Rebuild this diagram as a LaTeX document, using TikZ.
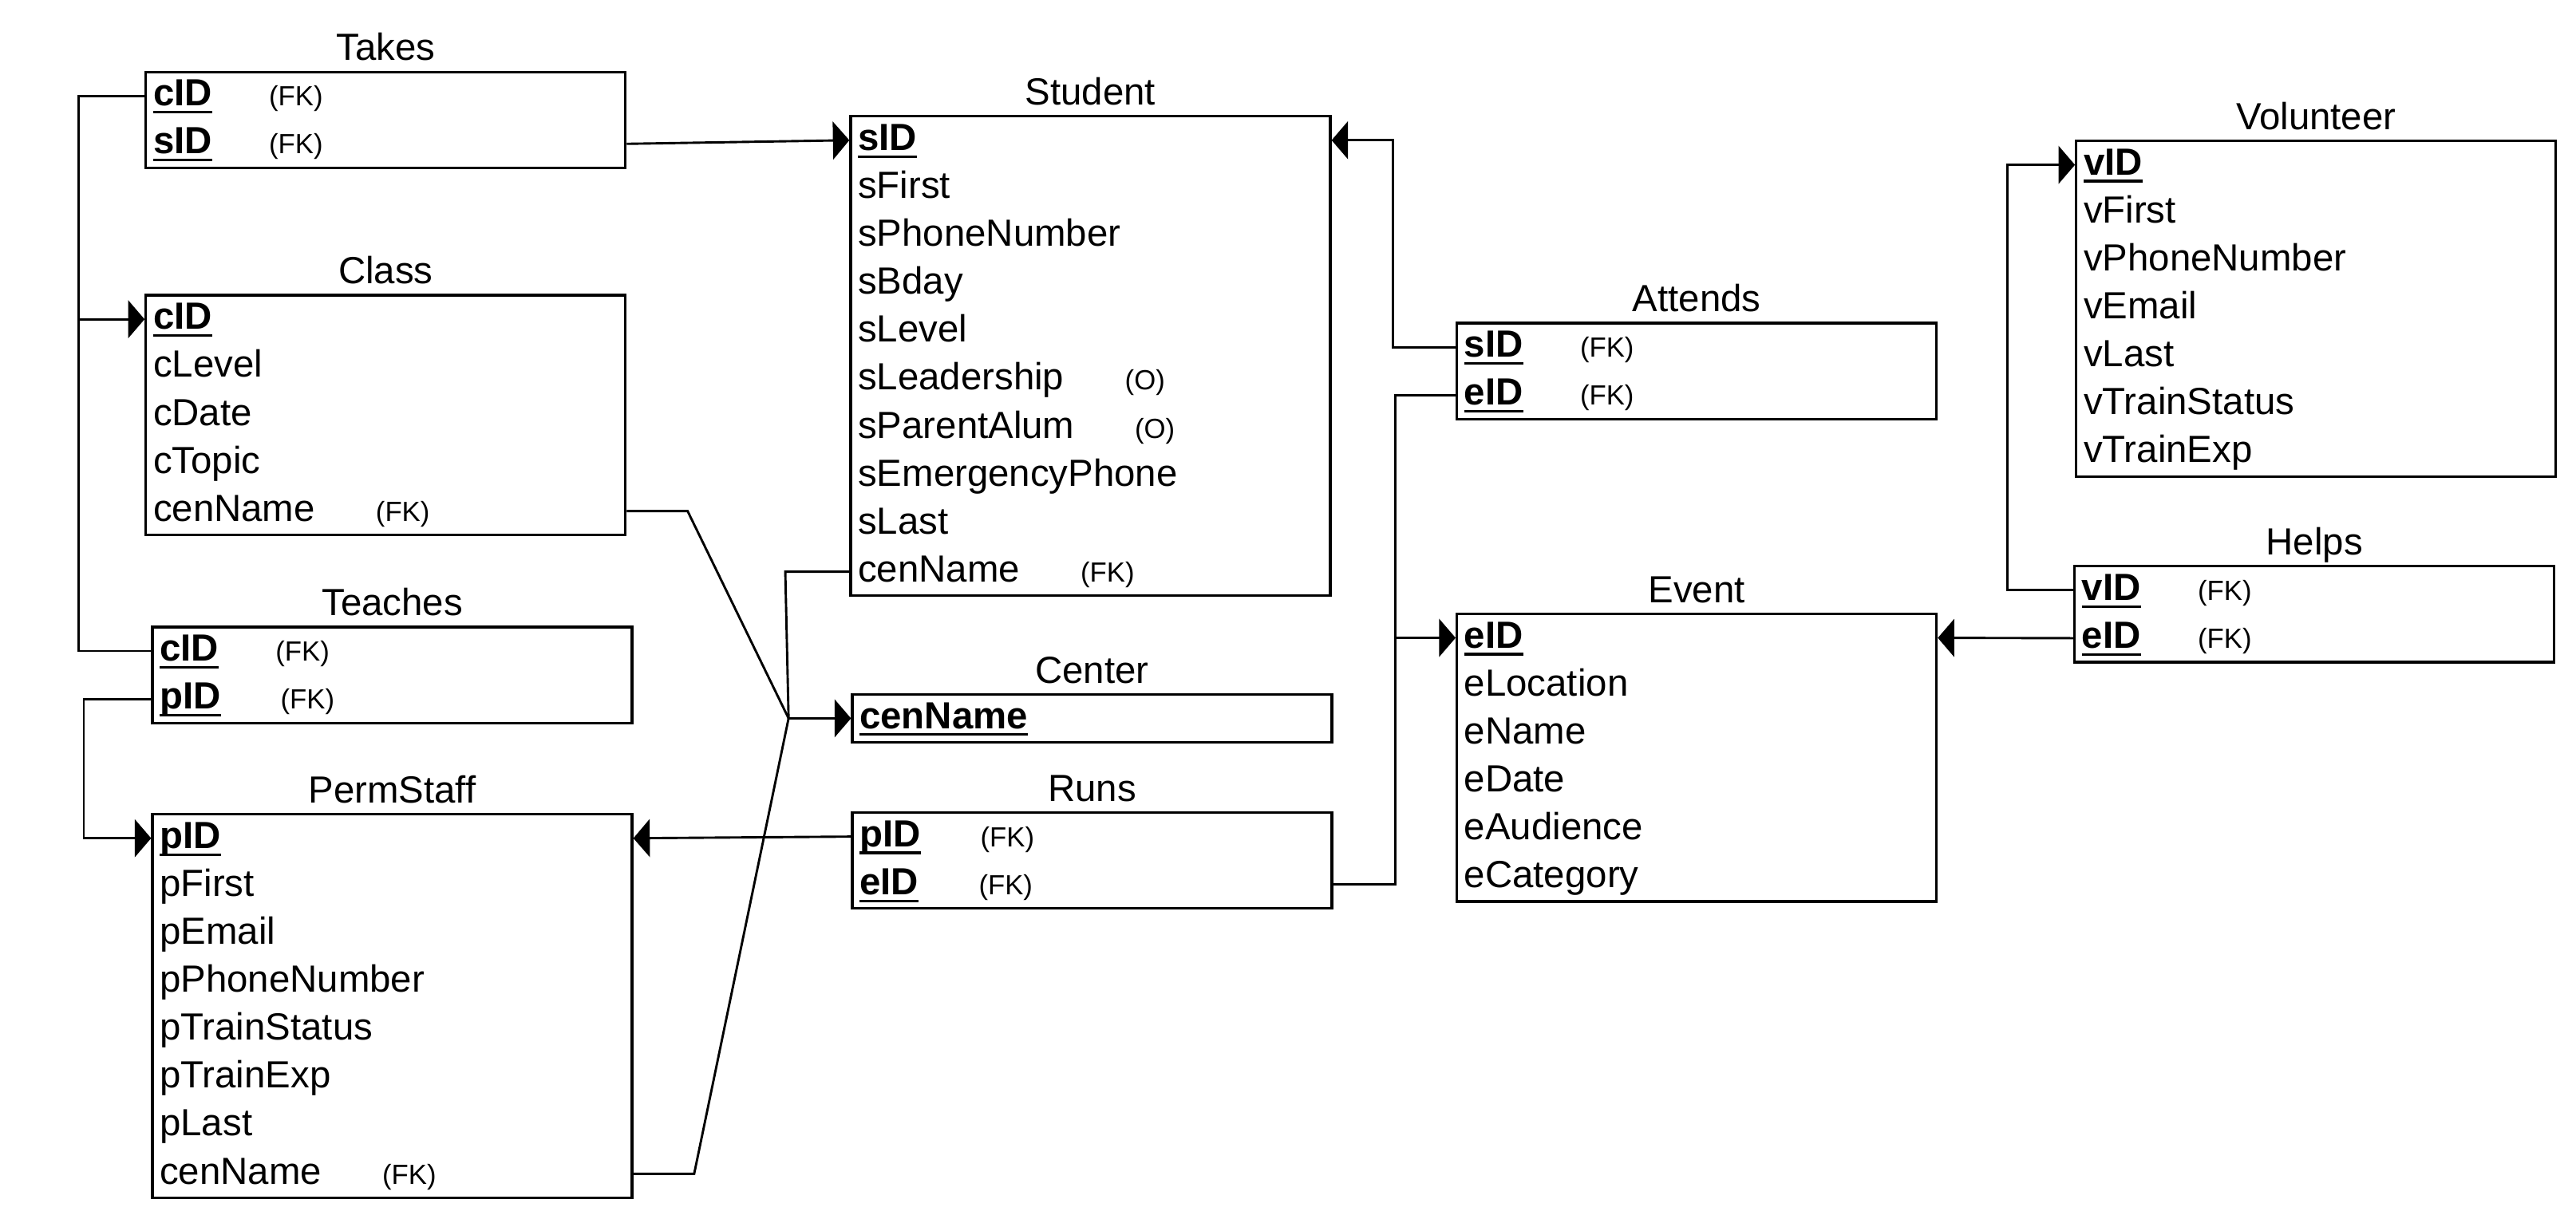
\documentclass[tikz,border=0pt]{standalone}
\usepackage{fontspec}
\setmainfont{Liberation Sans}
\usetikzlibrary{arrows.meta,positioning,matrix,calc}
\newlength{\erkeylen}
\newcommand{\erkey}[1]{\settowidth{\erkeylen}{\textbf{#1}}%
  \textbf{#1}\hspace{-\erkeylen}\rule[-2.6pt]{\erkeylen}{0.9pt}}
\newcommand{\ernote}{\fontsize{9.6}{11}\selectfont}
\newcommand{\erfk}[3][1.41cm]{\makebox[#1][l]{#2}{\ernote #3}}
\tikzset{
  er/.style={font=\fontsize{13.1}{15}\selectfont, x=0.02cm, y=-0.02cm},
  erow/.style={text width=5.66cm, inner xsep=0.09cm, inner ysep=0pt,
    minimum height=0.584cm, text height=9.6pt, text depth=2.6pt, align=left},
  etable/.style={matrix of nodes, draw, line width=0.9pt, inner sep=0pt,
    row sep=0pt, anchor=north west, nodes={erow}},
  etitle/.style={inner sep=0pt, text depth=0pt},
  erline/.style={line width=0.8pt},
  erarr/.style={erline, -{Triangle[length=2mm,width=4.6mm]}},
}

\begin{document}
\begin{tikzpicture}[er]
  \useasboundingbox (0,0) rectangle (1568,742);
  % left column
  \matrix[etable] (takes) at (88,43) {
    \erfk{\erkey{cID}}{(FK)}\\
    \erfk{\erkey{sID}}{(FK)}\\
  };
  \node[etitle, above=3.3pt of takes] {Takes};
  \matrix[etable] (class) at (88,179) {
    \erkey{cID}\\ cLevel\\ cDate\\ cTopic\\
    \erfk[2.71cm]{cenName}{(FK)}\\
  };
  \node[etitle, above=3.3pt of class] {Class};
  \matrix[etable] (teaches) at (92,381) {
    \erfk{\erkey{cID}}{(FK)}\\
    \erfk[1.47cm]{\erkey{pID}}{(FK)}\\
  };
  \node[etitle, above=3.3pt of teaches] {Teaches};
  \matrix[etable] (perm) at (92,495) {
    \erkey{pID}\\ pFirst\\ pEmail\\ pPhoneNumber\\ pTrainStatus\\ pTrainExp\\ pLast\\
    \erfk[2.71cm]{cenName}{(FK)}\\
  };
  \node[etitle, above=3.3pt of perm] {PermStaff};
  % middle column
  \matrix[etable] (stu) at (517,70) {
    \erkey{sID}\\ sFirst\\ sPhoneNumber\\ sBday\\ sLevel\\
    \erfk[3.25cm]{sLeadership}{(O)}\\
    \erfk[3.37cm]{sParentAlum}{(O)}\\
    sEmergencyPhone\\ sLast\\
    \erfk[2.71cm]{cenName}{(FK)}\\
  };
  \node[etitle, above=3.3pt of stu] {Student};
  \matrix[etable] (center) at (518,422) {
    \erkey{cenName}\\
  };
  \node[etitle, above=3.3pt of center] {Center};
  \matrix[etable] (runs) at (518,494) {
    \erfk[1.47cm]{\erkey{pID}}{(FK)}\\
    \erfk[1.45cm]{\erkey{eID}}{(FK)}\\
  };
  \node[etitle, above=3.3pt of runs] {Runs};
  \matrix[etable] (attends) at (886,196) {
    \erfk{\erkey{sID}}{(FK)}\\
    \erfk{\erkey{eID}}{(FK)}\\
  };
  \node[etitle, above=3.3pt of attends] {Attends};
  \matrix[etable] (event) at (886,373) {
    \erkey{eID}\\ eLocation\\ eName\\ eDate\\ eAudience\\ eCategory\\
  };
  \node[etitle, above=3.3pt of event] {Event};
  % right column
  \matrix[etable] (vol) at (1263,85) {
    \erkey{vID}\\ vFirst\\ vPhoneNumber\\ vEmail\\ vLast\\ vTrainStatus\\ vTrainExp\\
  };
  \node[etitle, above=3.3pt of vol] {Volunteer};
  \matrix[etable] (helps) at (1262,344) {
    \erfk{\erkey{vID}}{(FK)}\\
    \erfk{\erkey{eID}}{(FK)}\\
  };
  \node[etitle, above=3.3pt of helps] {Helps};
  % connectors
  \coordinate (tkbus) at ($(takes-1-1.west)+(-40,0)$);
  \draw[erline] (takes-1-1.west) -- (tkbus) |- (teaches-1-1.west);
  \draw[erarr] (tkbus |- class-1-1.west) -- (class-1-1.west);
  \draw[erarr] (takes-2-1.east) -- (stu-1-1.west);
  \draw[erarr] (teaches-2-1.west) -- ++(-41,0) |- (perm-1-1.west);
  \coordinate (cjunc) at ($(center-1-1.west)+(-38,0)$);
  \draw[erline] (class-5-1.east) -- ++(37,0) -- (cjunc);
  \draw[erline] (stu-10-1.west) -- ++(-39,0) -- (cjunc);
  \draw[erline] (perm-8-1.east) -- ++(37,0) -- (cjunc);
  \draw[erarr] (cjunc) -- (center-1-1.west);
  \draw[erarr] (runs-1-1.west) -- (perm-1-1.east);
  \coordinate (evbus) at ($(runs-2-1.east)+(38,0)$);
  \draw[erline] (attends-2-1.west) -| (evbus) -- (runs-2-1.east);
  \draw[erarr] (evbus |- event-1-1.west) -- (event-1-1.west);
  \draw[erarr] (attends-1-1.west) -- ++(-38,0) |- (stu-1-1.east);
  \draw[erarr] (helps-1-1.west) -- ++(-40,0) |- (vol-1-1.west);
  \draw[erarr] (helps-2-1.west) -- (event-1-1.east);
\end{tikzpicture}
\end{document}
################
_Exercise:_
Copy out all the data exactly; skip the pictures.

_Exercise output:_
Rebuild this diagram as a LaTeX document, using TikZ.
\documentclass[tikz,border=0pt]{standalone}
\usepackage{fontspec}
\setmainfont{Liberation Sans}
\usetikzlibrary{arrows.meta,positioning,matrix,calc}
\newlength{\erkeylen}
\newcommand{\erkey}[1]{\settowidth{\erkeylen}{\textbf{#1}}%
  \textbf{#1}\hspace{-\erkeylen}\rule[-2.6pt]{\erkeylen}{0.9pt}}
\newcommand{\ernote}{\fontsize{9.6}{11}\selectfont}
\newcommand{\erfk}[3][1.41cm]{\makebox[#1][l]{#2}{\ernote #3}}
\tikzset{
  er/.style={font=\fontsize{13.1}{15}\selectfont, x=0.02cm, y=-0.02cm},
  erow/.style={text width=5.66cm, inner xsep=0.09cm, inner ysep=0pt,
    minimum height=0.584cm, text height=9.6pt, text depth=2.6pt, align=left},
  etable/.style={matrix of nodes, draw, line width=0.9pt, inner sep=0pt,
    row sep=0pt, anchor=north west, nodes={erow}},
  etitle/.style={inner sep=0pt, text depth=0pt},
  erline/.style={line width=0.8pt},
  erarr/.style={erline, -{Triangle[length=2mm,width=4.6mm]}},
}

\begin{document}
\begin{tikzpicture}[er]
  \useasboundingbox (0,0) rectangle (1568,742);
  % left column
  \matrix[etable] (takes) at (88,43) {
    \erfk{\erkey{cID}}{(FK)}\\
    \erfk{\erkey{sID}}{(FK)}\\
  };
  \node[etitle, above=3.3pt of takes] {Takes};
  \matrix[etable] (class) at (88,179) {
    \erkey{cID}\\ cLevel\\ cDate\\ cTopic\\
    \erfk[2.71cm]{cenName}{(FK)}\\
  };
  \node[etitle, above=3.3pt of class] {Class};
  \matrix[etable] (teaches) at (92,381) {
    \erfk{\erkey{cID}}{(FK)}\\
    \erfk[1.47cm]{\erkey{pID}}{(FK)}\\
  };
  \node[etitle, above=3.3pt of teaches] {Teaches};
  \matrix[etable] (perm) at (92,495) {
    \erkey{pID}\\ pFirst\\ pEmail\\ pPhoneNumber\\ pTrainStatus\\ pTrainExp\\ pLast\\
    \erfk[2.71cm]{cenName}{(FK)}\\
  };
  \node[etitle, above=3.3pt of perm] {PermStaff};
  % middle column
  \matrix[etable] (stu) at (517,70) {
    \erkey{sID}\\ sFirst\\ sPhoneNumber\\ sBday\\ sLevel\\
    \erfk[3.25cm]{sLeadership}{(O)}\\
    \erfk[3.37cm]{sParentAlum}{(O)}\\
    sEmergencyPhone\\ sLast\\
    \erfk[2.71cm]{cenName}{(FK)}\\
  };
  \node[etitle, above=3.3pt of stu] {Student};
  \matrix[etable] (center) at (518,422) {
    \erkey{cenName}\\
  };
  \node[etitle, above=3.3pt of center] {Center};
  \matrix[etable] (runs) at (518,494) {
    \erfk[1.47cm]{\erkey{pID}}{(FK)}\\
    \erfk[1.45cm]{\erkey{eID}}{(FK)}\\
  };
  \node[etitle, above=3.3pt of runs] {Runs};
  \matrix[etable] (attends) at (886,196) {
    \erfk{\erkey{sID}}{(FK)}\\
    \erfk{\erkey{eID}}{(FK)}\\
  };
  \node[etitle, above=3.3pt of attends] {Attends};
  \matrix[etable] (event) at (886,373) {
    \erkey{eID}\\ eLocation\\ eName\\ eDate\\ eAudience\\ eCategory\\
  };
  \node[etitle, above=3.3pt of event] {Event};
  % right column
  \matrix[etable] (vol) at (1263,85) {
    \erkey{vID}\\ vFirst\\ vPhoneNumber\\ vEmail\\ vLast\\ vTrainStatus\\ vTrainExp\\
  };
  \node[etitle, above=3.3pt of vol] {Volunteer};
  \matrix[etable] (helps) at (1262,344) {
    \erfk{\erkey{vID}}{(FK)}\\
    \erfk{\erkey{eID}}{(FK)}\\
  };
  \node[etitle, above=3.3pt of helps] {Helps};
  % connectors
  \coordinate (tkbus) at ($(takes-1-1.west)+(-40,0)$);
  \draw[erline] (takes-1-1.west) -- (tkbus) |- (teaches-1-1.west);
  \draw[erarr] (tkbus |- class-1-1.west) -- (class-1-1.west);
  \draw[erarr] (takes-2-1.east) -- (stu-1-1.west);
  \draw[erarr] (teaches-2-1.west) -- ++(-41,0) |- (perm-1-1.west);
  \coordinate (cjunc) at ($(center-1-1.west)+(-38,0)$);
  \draw[erline] (class-5-1.east) -- ++(37,0) -- (cjunc);
  \draw[erline] (stu-10-1.west) -- ++(-39,0) -- (cjunc);
  \draw[erline] (perm-8-1.east) -- ++(37,0) -- (cjunc);
  \draw[erarr] (cjunc) -- (center-1-1.west);
  \draw[erarr] (runs-1-1.west) -- (perm-1-1.east);
  \coordinate (evbus) at ($(runs-2-1.east)+(38,0)$);
  \draw[erline] (attends-2-1.west) -| (evbus) -- (runs-2-1.east);
  \draw[erarr] (evbus |- event-1-1.west) -- (event-1-1.west);
  \draw[erarr] (attends-1-1.west) -- ++(-38,0) |- (stu-1-1.east);
  \draw[erarr] (helps-1-1.west) -- ++(-40,0) |- (vol-1-1.west);
  \draw[erarr] (helps-2-1.west) -- (event-1-1.east);
\end{tikzpicture}
\end{document}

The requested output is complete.